Travel to New Zealand through Books!

Published: February 4, 2021.
Written by: Stephanie - Destination Specialist, Toronto

Travel to New Zealand through Books!

MC56 Meeting House Waitangi Northland Destination Northland - Travel to New Zealand through Books!

With Waitangi Day coming up, a public holiday in New Zealand marking the signing of the Treaty of Waitangi on 6 February 1840, (also known as the nation’s founding document), we thought we’d put together some novels you can add to your reading list that are set in this breathtaking, ever-scenic country.


1. Nobody is Ever Missing (by: Catherine Lacey, 2014)


Elyria abruptly books herself a one-way flight to New Zealand from Manhattan without telling her family members, including her own husband. While her life was stable, it was unfulfilling for her.  And venturing out into the unknown, her surreal encounters with the people and wildlife of New Zealand – while battling her own emotional demons that followed her – Elyria grapples with her own sense of self while also discovering new passions and interests.


2. How to Be a Family: The Year I Dragged My Kids Around the World to Find a New Way to Be Together (by: Dan Kois, 2019)


This hilarious but heartwarming memoir is about a frustrated father, Dan, who after juggling a busy career with scheduling his two pre-teen children’s busy schedules including their screentime, decides to bring his family to live abroad over the course of a year in New Zealand, the Netherlands, Costa Rica in search of new ways to connect together.  This story also includes interviews with various neighbors, public officials, and scholars in the destinations he temporarily lives in.


3. Come on Shore and We Will Kill and Eat You All: A New Zealand Story (by: Christina Thompson, 2009)


This memoir tells the story of a romance between a Maori man and an American woman, while also uncovering the collision between Westerners and the Maoris of New Zealand that go back centuries through the history of Europeans in the South Pacific.

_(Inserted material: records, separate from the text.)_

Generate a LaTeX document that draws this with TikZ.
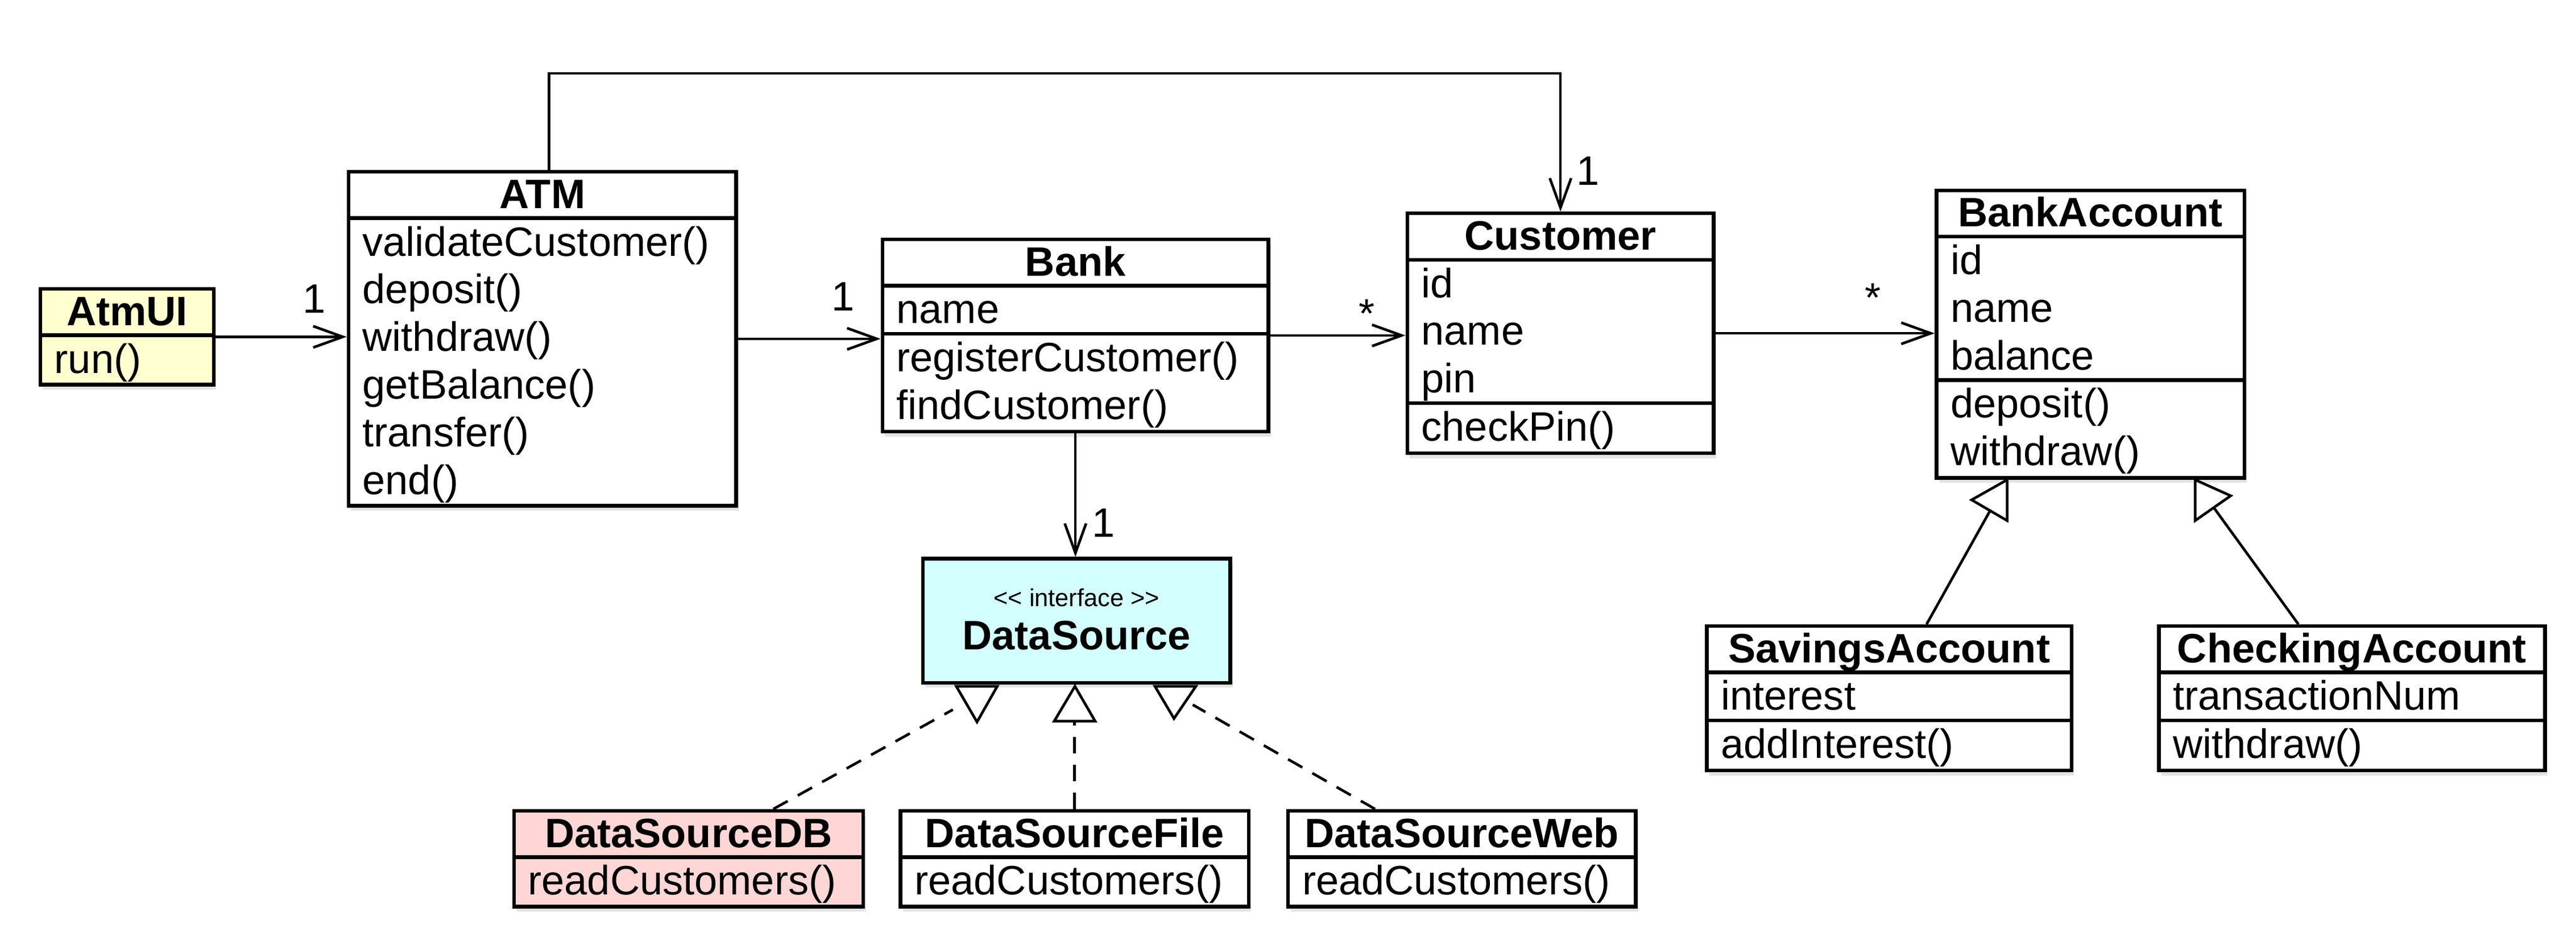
\documentclass[tikz,border=0pt]{standalone}
\usepackage{fontspec}
\setmainfont{Liberation Sans}
\usetikzlibrary{arrows.meta,shadows,calc}

\definecolor{uiyellow}{RGB}{255,255,208}
\definecolor{ifcyan}{RGB}{212,255,255}
\definecolor{dbpink}{RGB}{255,214,214}

\tikzset{
  classbox/.style={draw=black, line width=2.2pt, fill=white, inner sep=0pt,
    drop shadow={opacity=0.22, shadow xshift=1.5pt, shadow yshift=-3pt}},
  divline/.style={line width=2.2pt},
  titletext/.style={inner sep=0pt, font=\fontsize{25}{29}\selectfont\bfseries},
  linetext/.style={inner sep=0pt, font=\fontsize{25}{29}\selectfont},
  multtext/.style={inner sep=0pt, font=\fontsize{25}{29}\selectfont, anchor=base},
  assoc/.style={line width=1.6pt, -{Straight Barb[length=18pt,width=13pt]}},
  realize/.style={line width=1.6pt, dash pattern=on 10pt off 7pt},
  generalize/.style={line width=1.6pt},
  hollowtri/.style={draw=black, fill=white, line width=1.6pt, line join=miter},
}

% #1 extra style, #2 id, #3 north west position, #4 width, #5 title,
% #6 n1, #7 lines1, #8 n2, #9 lines2
\newcommand\umlclass[9][]{%
  \pgfmathsetmacro\umlH{29.3+29*#6+((#8>0)?(29*#8+0.7):0)}%
  \node[classbox,#1,minimum width=#4pt,minimum height=\umlH pt,anchor=north west] (#2) at (#3) {};
  \draw[divline] ([yshift=-29.3pt]#2.north west) -- ([yshift=-29.3pt]#2.north east);
  \node[titletext,anchor=base] (#2-t) at ([yshift=-23.3pt]#2.north) {#5};
  \foreach \s [count=\i] in {#7} {
    \pgfmathsetmacro\umlyy{-(29.3+23+29*(\i-1))}
    \node[linetext,anchor=base west] (#2-a\i) at ([xshift=9.5pt,yshift=\umlyy pt]#2.north west) {\s};
  }
  \ifnum#8>0\relax
    \pgfmathsetmacro\umlyd{-(29.3+29*#6+0.3)}
    \draw[divline] ([yshift=\umlyd pt]#2.north west) -- ([yshift=\umlyd pt]#2.north east);
    \foreach \s [count=\i] in {#9} {
      \pgfmathsetmacro\umlyy{\umlyd-23-29*(\i-1)}
      \node[linetext,anchor=base west] (#2-m\i) at ([xshift=9.5pt,yshift=\umlyy pt]#2.north west) {\s};
    }
  \fi
}

\begin{document}
\begin{tikzpicture}[x=1pt,y=-1pt]
\fill[white] (0,0) rectangle (1568,577.7);
\useasboundingbox (0,0) rectangle (1568,577.7);

% classes
\umlclass[fill=uiyellow]{atmui}{23.5,174.8}{105.5}{AtmUI}{1}{run()}{0}{}
\umlclass{atm}{211,103.5}{236}{ATM}{6}{validateCustomer(),deposit(),withdraw(),getBalance(),transfer(),end()}{0}{}
\umlclass{bank}{536,144.6}{235}{Bank}{1}{name}{2}{registerCustomer(),findCustomer()}
\umlclass{cust}{855.5,128.8}{186.5}{Customer}{3}{id,name,pin}{1}{checkPin()}
\umlclass{bacc}{1177.6,114.8}{187.4}{BankAccount}{3}{id,name,balance}{2}{deposit(),withdraw()}
\umlclass{sav}{1037.8,380}{222}{SavingsAccount}{1}{interest}{1}{addInterest()}
\umlclass{chk}{1313,380}{235}{CheckingAccount}{1}{transactionNum}{1}{withdraw()}
\umlclass[fill=dbpink]{dsdb}{311.7,492.5}{212.7}{DataSourceDB}{1}{readCustomers()}{0}{}
\umlclass{dsfile}{547,492.5}{212}{DataSourceFile}{1}{readCustomers()}{0}{}
\umlclass{dsweb}{783,492.5}{211.5}{DataSourceWeb}{1}{readCustomers()}{0}{}

% interface
\node[classbox, fill=ifcyan, minimum width=187pt, minimum height=75.5pt, anchor=north west] (ds) at (560.7,339) {};
\node[inner sep=0pt, anchor=base, font=\fontsize{15}{18}\selectfont] (ds-st) at ([yshift=-30.3pt]ds.north) {{<}{<} interface {>}{>}};
\node[titletext, anchor=base] (ds-t) at ([yshift=-56.6pt]ds.north) {DataSource};

% associations
\draw[assoc] (atmui.east) -- (atmui.east -| atm.west);
\draw[assoc] (atm.east) -- (atm.east -| bank.west);
\draw[assoc] (bank.east) -- (bank.east -| cust.west);
\draw[assoc] (cust.east) -- (cust.east -| bacc.west);
\draw[assoc] (bank.south) -- (bank.south |- ds.north);
\coordinate (topbend) at (0,44.7);
\draw[assoc] ([xshift=4pt]atm.north) -- ([xshift=4pt]atm.north |- topbend) -- (topbend -| cust.north) -- (cust.north);

% multiplicities
\node[multtext] (m1) at (191.4,190.4) {1};
\node[multtext] (m2) at (513,189.2) {1};
\node[multtext] (m3) at (832,199.7) {*};
\node[multtext] (m4) at (1140,189.7) {*};
\node[multtext] (m5) at (966.7,112.5) {1};
\node[multtext] (m6) at (671.8,327) {1};

% realizations
\coordinate (dsL) at (580,432);
\coordinate (dsM) at (654,439);
\coordinate (dsR) at (726,429);
\draw[realize] ([xshift=159pt]dsdb.north west) -- (dsL);
\draw[realize] (dsfile.north) -- (dsfile.north |- dsM);
\draw[realize] ([xshift=54pt]dsweb.north west) -- (dsR);
\draw[hollowtri] (582.1,417.8) -- (607,417.8) -- (594.7,439.5) -- cycle;
\draw[hollowtri] (654.3,417.8) -- (666.6,439) -- (641.7,439) -- cycle;
\draw[hollowtri] (703,417.8) -- (727.9,417.8) -- (714.6,437.4) -- cycle;

% generalizations
\coordinate (gL) at (1211,311.5);
\coordinate (gR) at (1347.5,309);
\draw[generalize] ([xshift=134.9pt]sav.north west) -- (gL);
\draw[generalize] ([xshift=86pt]chk.north west) -- (gR);
\draw[hollowtri] (1200.1,304.3) -- (1221.7,292.1) -- (1221.7,316.9) -- cycle;
\draw[hollowtri] (1336.2,292.1) -- (1336.2,316.9) -- (1357.8,301.8) -- cycle;
\end{tikzpicture}
\end{document}
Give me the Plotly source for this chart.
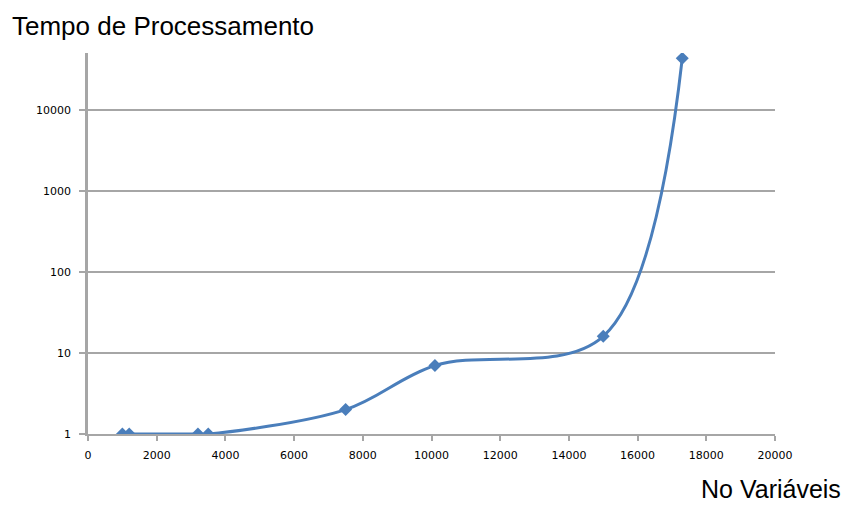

And despite the couple’s individual differences, they both share a similar sense of adventure and desire to separate from the customs of their families, which builds the solid foundation for a long-lasting love story.


4. Blood Men (by: Paul Cleave, 2013)


Edward would very much like to distance himself from his serial-killer father, who for over 20 years has been incarcerated in one of New Zealand’s biggest prisons.  Edward should not have to continue to worry about his father since he has it all—a beautiful wife and daughter and a great career in Christchurch, New Zealand.  Yet when violence strikes again in his world, Edward is taken right back to his frightening childhood memories.


5. Potiki (by: Patricia Grace, 1995)


When a land developer wants to buy the property belonging to a Maori community of New Zealand to construct a variety of new buildings, the community fights to push back on this development citing their home, work life and generational stories about their ancestry tied to the land.  Told from various points of view, this story provocatively uncovers the cultural differences that exist in New Zealand.